Who among us doesn’t remember our first bicycle? It may have been a hand-me-down with gravel-chinked paint and handlebar streamers already thinning and frayed. Or maybe it was a gleaming electric-blue Schwinn with a vinyl banana seat and a woven basket or metallic bell.
Whatever the style of the bike, I’ll bet you recall exactly the feeling when you first learned to ride – when a steadying grown-up hand let you go and you “found your center,” as hip people like to say, and you took off, independently sailing through space, transformed by this new momentum. There’s a reason we say that unforgettable skills are “like riding a bicycle”; cycling gets under our skin, for good. Regardless of what you think of the treacly movie E.T., you’ve got to admit that Spielberg gets it right in the scene when the scruffy kids on ordinary bicycles outrun the cops, the police cars spinning stupidly into one another while the kids race down secret back alleys until they shoot right across the moon. Cycling is as close to magical flight as most of us will ever get, and it’s not a bad second prize.

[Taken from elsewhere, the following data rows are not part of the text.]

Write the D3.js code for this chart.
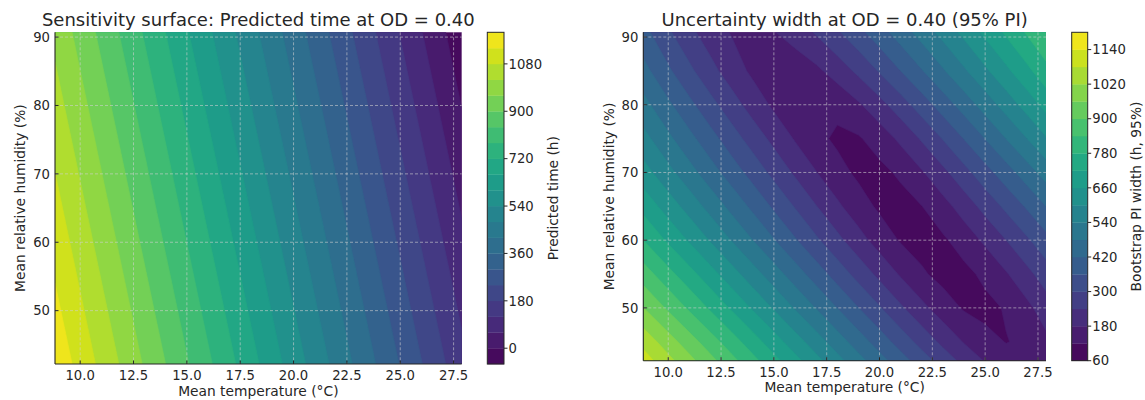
<!DOCTYPE html>
<html><head><meta charset="utf-8">
<script src="https://cdn.jsdelivr.net/npm/d3@7"></script>
<style>
body{margin:0;background:#fff;}
svg text{font-family:"DejaVu Sans",sans-serif;fill:#262626;}
</style></head><body>
<svg id="chart" width="1145" height="400"></svg>
<script>
// ---------- data ----------
const predTemp = [8.82, 13.6, 18.35, 23.1, 27.88];
const predHum = [42.2, 66.45, 90.7];
const predictedTime = [
  [1184, 922, 662, 401, 139],
  [1094, 832, 572, 311, 49],
  [1004, 742, 481, 221, -41]
];
const widthTemp = [8.82,10,11,12,13,14,15,16,17,18,19,20,21,22,23,24,25,26,27,27.88];
const widthHum = [42.2,45,50,55,60,65,70,75,80,85,90.7];
const piWidth = [
  [1110,1038,978,918,858,798,738,679,619,560,501,443,386,329,274,222,176,142,128,140],
  [1060,987,927,867,807,747,687,627,568,509,450,392,334,278,225,176,137,118,131,165],
  [961,890,830,771,712,653,594,535,477,419,361,305,249,196,149,114,104,125,166,210],
  [870,799,741,682,624,565,507,449,391,334,278,224,173,128,101,104,133,175,224,270],
  [780,710,653,595,537,480,423,366,310,256,203,154,115,97,111,146,191,240,292,340],
  [700,632,575,518,462,406,350,296,242,191,145,110,98,119,158,207,260,314,369,420],
  [625,558,502,446,391,337,283,231,182,139,109,104,130,174,225,280,337,394,453,505],
  [560,493,437,382,327,274,223,175,135,110,114,146,193,247,303,362,421,481,541,595],
  [500,431,375,319,266,214,169,134,120,135,172,220,273,330,388,446,506,566,626,680],
  [440,370,313,259,210,168,143,143,167,206,253,305,360,416,473,531,589,647,706,760],
  [380,309,255,209,176,165,177,206,246,292,342,395,449,504,560,616,673,730,788,840]
];
const predLevels = [-60,0,60,120,180,240,300,360,420,480,540,600,660,720,780,840,900,960,1020,1080,1140,1200];
const widthLevels = [60,120,180,240,300,360,420,480,540,600,660,720,780,840,900,960,1020,1080,1140,1200];
const xTicks = [10,12.5,15,17.5,20,22.5,25,27.5];
const yTicks = [50,60,70,80,90];
const predTicks = [0,180,360,540,720,900,1080];
const widthTicks = [60,180,300,420,540,660,780,900,1020,1140];
const xDomain = [8.82, 27.88];
const yDomain = [42.2, 90.7];

const svg = d3.select("#chart");
const INK = "#262626";

function panel(o) {
  const g = svg.append("g");
  const x = d3.scaleLinear().domain(xDomain).range([o.left, o.right]);
  const y = d3.scaleLinear().domain(yDomain).range([o.bottom, o.top]);
  const nx = o.tNodes.length, ny = o.hNodes.length;
  const ix = d3.scaleLinear().domain(o.tNodes.map((_, i) => i + 0.5)).range(o.tNodes).clamp(true);
  const iy = d3.scaleLinear().domain(o.hNodes.map((_, i) => i + 0.5)).range(o.hNodes).clamp(true);
  const N = o.levels.length - 1;
  const color = k => d3.interpolateViridis((k + 0.5) / N);
  const proj = d3.geoTransform({point(px, py) { this.stream.point(x(ix(px)), y(iy(py))); }});
  const path = d3.geoPath(proj);
  const cs = d3.contours().size([nx, ny]).thresholds(o.levels.slice(0, N))(o.values.flat());

  g.append("clipPath").attr("id", o.id).append("rect")
    .attr("x", o.left).attr("y", o.top).attr("width", o.right - o.left).attr("height", o.bottom - o.top);
  const cg = g.append("g").attr("clip-path", `url(#${o.id})`);
  cg.selectAll("path").data(cs).join("path")
    .attr("d", path)
    .attr("fill", (d, i) => color(i))
    .attr("stroke", (d, i) => color(i))
    .attr("stroke-width", 0.6);

  // grid
  const grid = g.append("g").attr("stroke", "#d0d0d0").attr("stroke-opacity", 0.75)
    .attr("stroke-width", 0.8).attr("stroke-dasharray", "3,2");
  xTicks.forEach(t => grid.append("line").attr("x1", x(t)).attr("x2", x(t)).attr("y1", o.top).attr("y2", o.bottom));
  yTicks.forEach(t => grid.append("line").attr("y1", y(t)).attr("y2", y(t)).attr("x1", o.left).attr("x2", o.right));

  // spines
  g.append("line").attr("x1", o.left).attr("x2", o.left).attr("y1", o.top).attr("y2", o.bottom).attr("stroke", INK).attr("stroke-width", 1.1);
  g.append("line").attr("x1", o.left).attr("x2", o.right).attr("y1", o.bottom).attr("y2", o.bottom).attr("stroke", INK).attr("stroke-width", 1.1);

  // ticks (inward)
  xTicks.forEach(t => {
    g.append("line").attr("x1", x(t)).attr("x2", x(t)).attr("y1", o.bottom).attr("y2", o.bottom - 3.5).attr("stroke", INK);
    g.append("text").attr("x", x(t)).attr("y", o.bottom + 16.3).attr("text-anchor", "middle")
      .attr("font-size", 13.2).text(d3.format(".1f")(t));
  });
  yTicks.forEach(t => {
    g.append("line").attr("x1", o.left).attr("x2", o.left + 3.5).attr("y1", y(t)).attr("y2", y(t)).attr("stroke", INK);
    g.append("text").attr("x", o.left - 5).attr("y", y(t)).attr("dy", "0.36em").attr("text-anchor", "end")
      .attr("font-size", 13.2).text(t);
  });

  // labels
  g.append("text").attr("x", (o.left + o.right) / 2).attr("y", o.bottom + 31.5).attr("text-anchor", "middle")
    .attr("font-size", 13.8).text("Mean temperature (°C)");
  g.append("text").attr("transform", `translate(${o.ylabX},${(o.top + o.bottom) / 2}) rotate(-90)`)
    .attr("text-anchor", "middle").attr("font-size", 13.8).text("Mean relative humidity (%)");
  g.append("text").attr("x", (o.left + o.right) / 2).attr("y", 26).attr("text-anchor", "middle")
    .attr("font-size", 18).text(o.title);

  // colorbar
  const cy = d3.scaleLinear().domain([o.levels[0], o.levels[N]]).range([o.bottom, o.top]);
  const cb = g.append("g");
  cb.selectAll("rect.band").data(d3.range(N)).join("rect").attr("class", "band")
    .attr("x", o.cbLeft).attr("width", o.cbRight - o.cbLeft)
    .attr("y", k => cy(o.levels[k + 1])).attr("height", k => cy(o.levels[k]) - cy(o.levels[k + 1]) + 0.3)
    .attr("fill", k => color(k));
  cb.append("rect").attr("x", o.cbLeft).attr("y", o.top).attr("width", o.cbRight - o.cbLeft)
    .attr("height", o.bottom - o.top).attr("fill", "none").attr("stroke", INK).attr("stroke-width", 1);
  o.cbTicks.forEach(t => {
    cb.append("line").attr("x1", o.cbRight).attr("x2", o.cbRight + 3.5).attr("y1", cy(t)).attr("y2", cy(t)).attr("stroke", INK);
    cb.append("text").attr("x", o.cbRight + 4.6).attr("y", cy(t)).attr("dy", "0.36em")
      .attr("font-size", 13.2).text(t);
  });
  cb.append("text").attr("transform", `translate(${o.cbLabX},${(o.top + o.bottom) / 2}) rotate(-90)`)
    .attr("text-anchor", "middle").attr("font-size", 13.8).text(o.cbLabel);
}

panel({
  id: "clipA", left: 55, right: 461.7, top: 32.3, bottom: 364,
  tNodes: predTemp, hNodes: predHum, values: predictedTime, levels: predLevels,
  title: "Sensitivity surface: Predicted time at OD = 0.40",
  ylabX: 24.5, cbLeft: 487.3, cbRight: 504, cbTicks: predTicks, cbLabX: 557.5,
  cbLabel: "Predicted time (h)"
});
panel({
  id: "clipB", left: 643.3, right: 1046, top: 32.3, bottom: 360.7,
  tNodes: widthTemp, hNodes: widthHum, values: piWidth, levels: widthLevels,
  title: "Uncertainty width at OD = 0.40 (95% PI)",
  ylabX: 613.5, cbLeft: 1071.7, cbRight: 1087.7, cbTicks: widthTicks, cbLabX: 1141,
  cbLabel: "Bootstrap PI width (h, 95%)"
});
</script>
</body></html>
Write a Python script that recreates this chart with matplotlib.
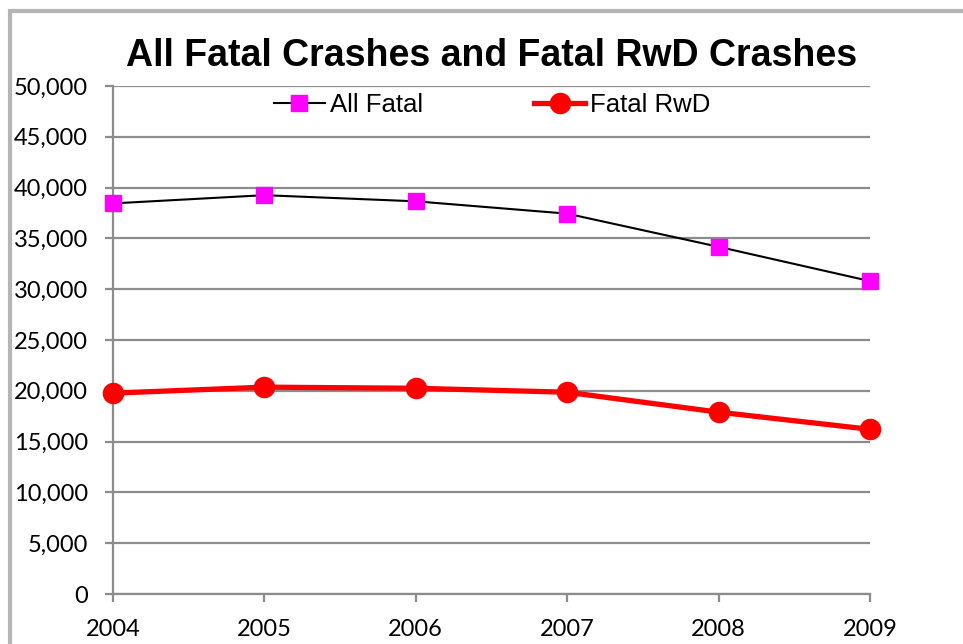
import matplotlib.pyplot as plt
from matplotlib.patches import Rectangle
from matplotlib.ticker import FuncFormatter

years = ['2004', '2005', '2006', '2007', '2008', '2009']
all_fatal = [38444, 39252, 38648, 37435, 34172, 30797]
fatal_rwd = [19770, 20360, 20250, 19860, 17900, 16210]

fig = plt.figure(figsize=(9.63, 6.44), dpi=100)
ax = fig.add_axes([0.1173, 0.0776, 0.7861, 0.7889])

x = range(len(years))
ax.plot(x, all_fatal, color='black', lw=1.5, marker='s', ms=11,
        mfc='#ff00ff', mec='#ff00ff', label='All Fatal', clip_on=False, zorder=3)
ax.plot(x, fatal_rwd, color='red', lw=3.8, marker='o', ms=14.5,
        mfc='red', mec='red', label='Fatal RwD', clip_on=False, zorder=3)

ax.set_xlim(0, len(years) - 1)
ax.set_ylim(0, 50000)
ax.set_yticks(range(0, 50001, 5000))
ax.yaxis.set_major_formatter(FuncFormatter(lambda v, p: f'{int(v):,}'))
ax.set_xticks(list(x))
ax.set_xticklabels(years)
ax.grid(axis='y', color='#8c8c8c', lw=1.6)
ax.set_axisbelow(True)

for s in ['top', 'right']:
    ax.spines[s].set_visible(False)
for s in ['left', 'bottom']:
    ax.spines[s].set_color('#8c8c8c')
    ax.spines[s].set_linewidth(1.6)
ax.tick_params(axis='both', direction='out', length=6, width=1.6, color='#8c8c8c',
               labelsize=17)
ax.tick_params(axis='y', pad=12)
ax.tick_params(axis='x', pad=12)
for t in ax.get_xticklabels() + ax.get_yticklabels():
    t.set_fontfamily('Lato')

fig.text(0.5104, 0.913, 'All Fatal Crashes and Fatal RwD Crashes', ha='center', va='center',
         fontsize=27, fontweight='bold', family='Liberation Sans')

ax.legend(loc='center', bbox_to_anchor=(0.501, 0.963), ncol=2, frameon=False,
          prop={'family': 'Liberation Sans', 'size': 18.5}, handlelength=2.0,
          columnspacing=4.3, handletextpad=0.2, numpoints=1,
          borderpad=0, borderaxespad=0)

fig.patches.append(Rectangle((10 / 963, -0.1), 1.2, 0.1 + (644 - 11) / 644,
                             transform=fig.transFigure, fill=False,
                             edgecolor='#b5b5b5', lw=3))

fig.savefig('out.png', dpi=100)
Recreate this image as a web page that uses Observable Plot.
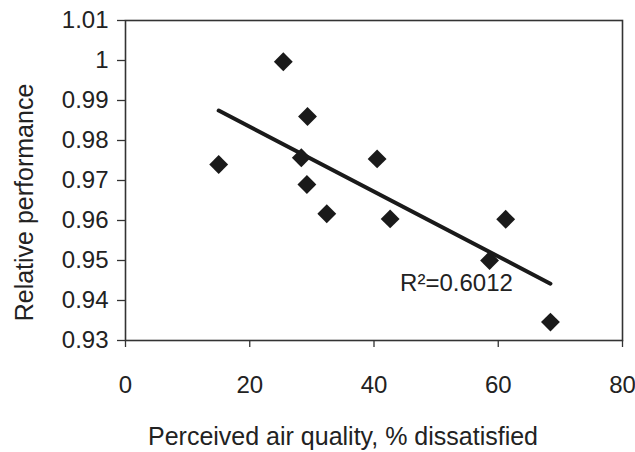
<!DOCTYPE html>
<html>
<head>
<meta charset="utf-8">
<script src="https://cdn.jsdelivr.net/npm/d3@7"></script>
<script src="https://cdn.jsdelivr.net/npm/@observablehq/plot@0.6"></script>
<style>
  html, body { margin: 0; padding: 0; background: #fff; }
  #chart svg { display: block; }
</style>
</head>
<body>
<div id="chart"></div>
<script>
// Data
const dissatisfied = [15, 25.4, 29.3, 28.3, 29.2, 32.4, 40.5, 42.6, 61.2, 58.6, 68.4];
const performance  = [0.974, 0.9997, 0.986, 0.9757, 0.969, 0.9617, 0.9754, 0.9604, 0.9603, 0.950, 0.9346];

const xTicks = [0, 20, 40, 60, 80];
const xTickLabels = ["0", "20", "40", "60", "80"];
const yTicks = [0.93, 0.94, 0.95, 0.96, 0.97, 0.98, 0.99, 1.00, 1.01];
const yTickLabels = ["0.93", "0.94", "0.95", "0.96", "0.97", "0.98", "0.99", "1", "1.01"];

const xLabel = "Perceived air quality, % dissatisfied";
const yLabel = "Relative performance";
const r2Label = "R\u00B2=0.6012";

const data = dissatisfied.map((x, i) => ({x, y: performance[i]}));

const ink = "#222";

const chart = Plot.plot({
  width: 635,
  height: 452,
  marginLeft: 125,
  marginRight: 13,
  marginTop: 20,
  marginBottom: 112,
  style: {fontFamily: "'Liberation Sans', Arial, Helvetica, sans-serif", background: "#fff", color: ink},
  x: {domain: [0, 80], axis: null},
  y: {domain: [0.93, 1.01], axis: null},
  marks: [
    Plot.frame({stroke: "#333", strokeWidth: 1.6}),
    Plot.axisX({
      ticks: xTicks,
      tickFormat: (d) => xTickLabels[xTicks.indexOf(d)],
      tickSize: 7, tickPadding: 28, fontSize: 24, stroke: "#333", strokeWidth: 1.3, fill: ink, label: null
    }),
    Plot.axisY({
      ticks: yTicks,
      tickFormat: (d) => yTickLabels[yTicks.indexOf(d)],
      tickSize: 8, tickPadding: 9, fontSize: 24, stroke: "#333", strokeWidth: 1.3, fill: ink, label: null
    }),
    Plot.linearRegressionY(data, {x: "x", y: "y", stroke: "#1a1a1a", strokeWidth: 4, ci: 0}),
    Plot.dot(data, {x: "x", y: "y", symbol: "diamond2", r: 8.5, fill: "#1a1a1a", stroke: "none"}),
    Plot.text([r2Label], {x: 44.2, y: 0.9444, text: d => d, textAnchor: "start", lineAnchor: "middle", fontSize: 24, fill: ink}),
    Plot.text([xLabel], {frameAnchor: "bottom", text: d => d, textAnchor: "middle", dx: -31, dy: 104, lineAnchor: "bottom", fontSize: 25, fill: ink}),
    Plot.text([yLabel], {frameAnchor: "left", text: d => d, textAnchor: "middle", rotate: -90, dx: -101, dy: 22, lineAnchor: "middle", fontSize: 25, fill: ink})
  ]
});

document.getElementById("chart").appendChild(chart);
</script>
</body>
</html>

These are useful memories to linger over as we see how well we all scored during national Bike to Work Week. I confess that I’m mostly a fair weather cyclist, so the rain dampened my resolve a bit. I also prefer to cycle toward a snack, which is why it was nice on Monday to be rewarded by a coalition of cyclists in downtown South Bend who, despite the drizzle, presided over morning coffee and pastries and offered bicycle tune-ups and conversation to those of us who don’t yet have the momentum going for daily biking.
I felt very much the novice among these forward-thinking bike-to-workers. After all, it wasn’t long ago that I accidentally strapped on my bike helmet backwards, not figuring out until the end of my ride that bystanders had been staring NOT in admiration of my cycling prowess, but instead at the vented air spoilers on my helmet spiking from my forehead like a Star Trek Klingon. And once, when a cycling friend passed along some chi-chi bike shorts to me, I just couldn’t stop giggling at the sheepskin crotch. Nevertheless, these real cyclists were kind to me, and their declarations of freedom from the poisonous politics of oil, as well as the real pleasures of strengthening one’s body, spurred me to think more about bicycles and power.
Ever since their popularization, bicycles have been mixed up in politics—for women in particular. In the context of nineteenth century feminism, bicycles were the revered—and reviled—symbol of women’s desire for independence. This was an age, remember, when any woman out walking in the streets could be taken for a...well, for a “streetwalker,” and bicycles allowed women to circulate in the public sphere with their reputations intact. Susan B. Anthony touted bicycles as “freedom machines,” and said that bicycling “did more to emancipate women than anything else in the world.” In 1895, another feminist, Frances Willard, who was also the tightly-laced president of the Woman’s Christian Temperance Union, wrote a book called How I Learned to Ride the Bicycle, in which she praised the bicycle she learned to ride late in life, and which she named “Gladys,” for its “gladdening effect” on her health and political optimism. Willard used a cycling metaphor to urge other suffragists to action, proclaiming, “I would not waste my life in friction when it could be turned into momentum.”
That same year, a bicycling proponent fittingly named Ann Strong claimed in the Minneapolis Tribune that bicycles were “just as good company as most husbands”—inspiring the following bit of editorial doggerel:
I clasped the waist of fair Lenore,
I praised her matchless worth,
And asked her if she loved me more
Than all else on earth.
She nestled closer to my side,
I thrilled from head to heel
As she in whispered words replied
“Yes, dear—except for my wheel.”
Tellingly, in 1897, when the undergraduate men of Cambridge protested the proposed admission of women to the university, the effigy the crowd hung was not just of a woman, but a woman on a bicycle. Of course, the bicycling women won that battle, like so many others. It’s not so much that “a woman needs a man like a fish needs a bicycle,” but that women seem to have needed bicycles to help them discover their own power and fuel their political momentum.
Regardless of our gender, though, who among us isn’t wasting some of our energy in friction, when we could turn it into momentum? Like the Hoosier hero in the film Breaking Away, who transforms himself from a “cutter” into a champion by out-cycling the Italians, we might use the month of May, National Bicycle Month, to consider how mounting a “freedom machine” might strengthen both our bodies and our body politic.